Isogeometric suitable coupling methods for partitioned multiphysics simulation with application to fluid-structure interaction.

Abstract

This paper presents spline-based coupling methods for partitioned multiphysics simulations, specifically designed for isogeometric analysis (IGA) based solvers. Traditional vertex-based coupling approaches face significant challenges when applied to IGA solvers, including geometric accuracy issues, interpolation errors, and substantial communication overhead. The methodology draws on the IGA mathematical framework to deliver coupling solutions that preserve the high-order continuity and exact geometric representation of splines. We develop two complementary strategies: (1) a spline-vertex coupling method that enables efficient interaction between IGA and conventional solvers, and (2) a fully isogeometric coupling approach that maximizes accuracy for IGA-to-IGA communication. Both theoretical analysis and extensive numerical experiments demonstrate that our spline-based methods significantly reduce communication overhead compared to traditional approaches while simultaneously enhancing geometric accuracy through exact boundary representation and maintaining higher-order solution continuity across the coupled interfaces. We quantitatively confirm the communication efficiency benefits through systematic measurements of both transfer times and data volumes across various mesh refinement levels, with experimental results closely aligning with our theoretical predictions.
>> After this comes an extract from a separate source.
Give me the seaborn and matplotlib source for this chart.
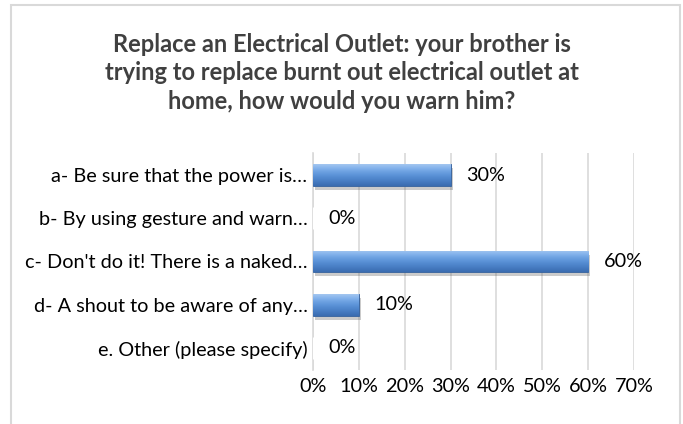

Our benchmark studies further demonstrate the geometric fidelity advantages through exact boundary representation, while also highlighting how the inherent mathematical structure of splines naturally preserves solution derivatives across interfaces without requiring additional computation or specialized transfer algorithms. This work not only provides efficient coupling strategies tailored to IGA-based solvers but also establishes a practical bridge between IGA and traditional discretization methods in partitioned multiphysics simulations. By offering viable options for coupling conventional solvers with IGA-based components, our approach enables broader adoption of IGA in established simulation workflows while ensuring accurate and high-performance interface communications.